24 de abril de 2017
La pequeña biblioteca
Siempre me gustó leer y más que leer me gustaron las palabras, me escondía debajo del lavamanos de un baño de mi casa a pensar en cómo sonaban y en qué significaban. Al principio me gustaban por la manera en que se las oía decir a mi papá. En mi casa se reunían escritores y poetas a leer en voz alta y fue así como me encanté con su ritmo.
Claudia Nicholls
Siempre me gustó leer y más que leer me gustaron las palabras, me escondía debajo del lavamanos de un baño de mi casa a pensar en cómo sonaban y en qué significaban. Al principio me gustaban por la manera en que se las oía decir a mi papá. En mi casa se reunían escritores y poetas a leer en voz alta y fue así como me encanté con su ritmo. Había en mi casa una gran biblioteca que separaba el comedor de las habitaciones, no tenía puerta sino que era una gran entrada, con paredes atestadas de libros de colores y en cuyos lomos se leían los títulos y sus autores. Me acuerdo de un libro vino tinto con letras doradas que ponía SHOPENHAUER…..no sabía lo que significaba, pero me encantaba decirlo en voz baja y bajarlo del estante, en donde sé que ocupaba un lugar importante, para ojearlo, olerlo y tocar suavemente la hendidura que formaba cada letra. La biblioteca era un lugar de juego, donde veía libros de arte, enciclopedias y también dibujos. Era el lugar a donde llegaba mi papá a sentarse antes del almuerzo y en donde estaban, hoy lo sé, sus tesoros más preciados.
Cuando cumplí quince años, me hicieron una gran celebración, tuve serenata, arreglos de flores y joyas….pero mi papá me dijo al finalizar la fiesta y cuando sólo quedábamos los más cercano: “ yo lo único que le voy a dejar cuando me muera son mis libros”. Pensé que era extraño pues lo que oía decir era que la educación era el mejor legado.

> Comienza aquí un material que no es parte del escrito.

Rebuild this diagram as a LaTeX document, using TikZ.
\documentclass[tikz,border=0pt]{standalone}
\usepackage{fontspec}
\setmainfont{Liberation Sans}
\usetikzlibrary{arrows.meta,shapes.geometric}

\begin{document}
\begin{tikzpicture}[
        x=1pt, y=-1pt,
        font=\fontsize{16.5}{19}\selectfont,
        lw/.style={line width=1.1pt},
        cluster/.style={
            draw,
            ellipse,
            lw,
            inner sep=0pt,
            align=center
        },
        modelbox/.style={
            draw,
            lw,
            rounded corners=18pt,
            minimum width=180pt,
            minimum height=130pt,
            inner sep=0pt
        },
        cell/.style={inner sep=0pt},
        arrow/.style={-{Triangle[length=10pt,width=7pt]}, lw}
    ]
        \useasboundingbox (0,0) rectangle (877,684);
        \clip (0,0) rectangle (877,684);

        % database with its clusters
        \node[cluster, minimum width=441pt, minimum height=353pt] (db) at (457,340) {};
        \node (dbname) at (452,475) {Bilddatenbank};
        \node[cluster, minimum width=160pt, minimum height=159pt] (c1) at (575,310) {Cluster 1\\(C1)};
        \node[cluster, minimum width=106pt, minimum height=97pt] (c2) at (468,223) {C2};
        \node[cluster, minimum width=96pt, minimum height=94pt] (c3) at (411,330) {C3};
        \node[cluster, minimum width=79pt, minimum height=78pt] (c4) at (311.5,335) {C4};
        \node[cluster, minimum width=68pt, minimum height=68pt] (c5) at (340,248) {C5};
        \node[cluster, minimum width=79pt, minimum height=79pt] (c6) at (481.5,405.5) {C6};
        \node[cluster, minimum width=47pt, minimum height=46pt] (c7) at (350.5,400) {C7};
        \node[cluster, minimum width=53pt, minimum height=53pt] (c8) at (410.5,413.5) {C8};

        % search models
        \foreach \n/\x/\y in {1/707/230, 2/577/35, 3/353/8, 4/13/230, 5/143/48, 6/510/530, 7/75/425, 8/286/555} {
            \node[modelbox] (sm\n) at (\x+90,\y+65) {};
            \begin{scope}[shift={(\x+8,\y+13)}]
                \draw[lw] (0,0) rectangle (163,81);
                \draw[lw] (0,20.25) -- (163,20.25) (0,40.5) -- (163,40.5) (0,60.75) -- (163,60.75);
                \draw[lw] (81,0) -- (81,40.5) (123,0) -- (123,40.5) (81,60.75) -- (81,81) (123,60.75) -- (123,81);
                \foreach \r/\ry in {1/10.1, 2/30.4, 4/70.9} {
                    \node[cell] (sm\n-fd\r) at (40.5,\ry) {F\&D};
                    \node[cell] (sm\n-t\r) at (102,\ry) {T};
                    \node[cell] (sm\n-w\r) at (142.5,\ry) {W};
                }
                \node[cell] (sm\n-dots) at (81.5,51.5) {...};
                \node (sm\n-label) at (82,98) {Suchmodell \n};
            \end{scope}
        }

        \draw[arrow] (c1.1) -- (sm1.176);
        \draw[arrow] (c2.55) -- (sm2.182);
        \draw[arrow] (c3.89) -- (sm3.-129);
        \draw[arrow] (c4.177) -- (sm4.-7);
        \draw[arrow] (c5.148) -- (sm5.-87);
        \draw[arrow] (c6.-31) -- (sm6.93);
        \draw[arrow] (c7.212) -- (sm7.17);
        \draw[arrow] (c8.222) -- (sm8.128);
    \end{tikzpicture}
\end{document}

Estudié la primaria en el Liceo Francés de Cali en dónde conocí otros libros para niños muy hermosos en su diseño y papel y con historias de niños que jugaban con las hojas del otoño y que desayunaban magdalenas o pan con mantequilla y azúcar. Seguí amiga de los libros y en mi adolescencia conocí a Kavafis y Vallejo, a Lorca y a Miguel Hernández y así fue como me gustó la poesía…de nuevo las sonoras palabras, los dolores humanos y los grandes amores se unieron al gusto por los libros.

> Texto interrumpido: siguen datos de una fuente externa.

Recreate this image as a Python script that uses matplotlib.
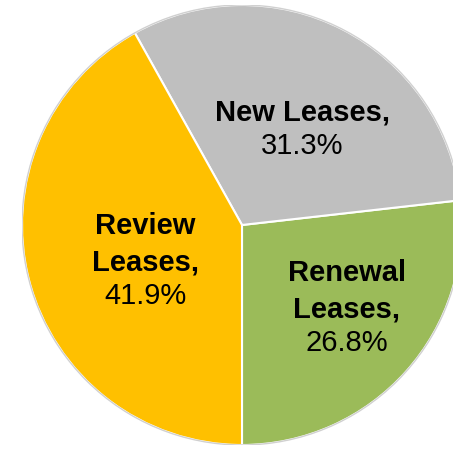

Supe del proyecto de una maestra gringa que había puesto en su antejardín una pequeña biblioteca para uso público y pensé que sería maravilloso que en donde vivo hubiera una, vi que también otras personas en diversos países apoyaban y creaban estas bibliotecas comunitarias y decidí unirme a la organización Little Free Library y con la ayuda de mi hermana Paola y un premio de Vaca Bacana pintamos y organizamos dos pequeñas casas de madera para ponerlas en el corregimiento de Felidia, a 20 minutos de Cali. Hicimos la inscripción para aparecer en el mapa que las identifica en el mundo y pagamos el registro -35 dólares- para que nos enviaran el letrero oficial y nos explicaran la dinámica de este modelo de biblioteca que está basado en la buena fe y en la confianza. Me dijeron que no iban a durar, que no tenían candado, que necesitaba que el Ministerio de Educación las liderara, pero insistí en que ese no era el espíritu, y que con unos pocos libros regalados por amigos y un cartel que dice llévalo, léelo, devuélvelo, se podía dar inicio a esta idea. Hace 3 años que están en el pueblo; una en el paradero y otra en la entrada de la Escuela y hoy son de todos, leen mientras esperan la chiva, los llevan para la casa y aunque no tengo registro de los libros, van y vienen libremente y hay otras personas que no conozco que como yo, la llenan de títulos como un gran bien común. Tenemos también una página en Facebook a través de la cual la han conocido y visitado, la han surtido y hasta ayudado a reparar cuando se dañó la puerta de la que queda en el paradero. La de la escuela, fue una sorpresa para los niños y tuve que convencer a la directora que no era sólo para la escuela, pues está afuera, sino para todo el que pase y quiera llevarse un libro.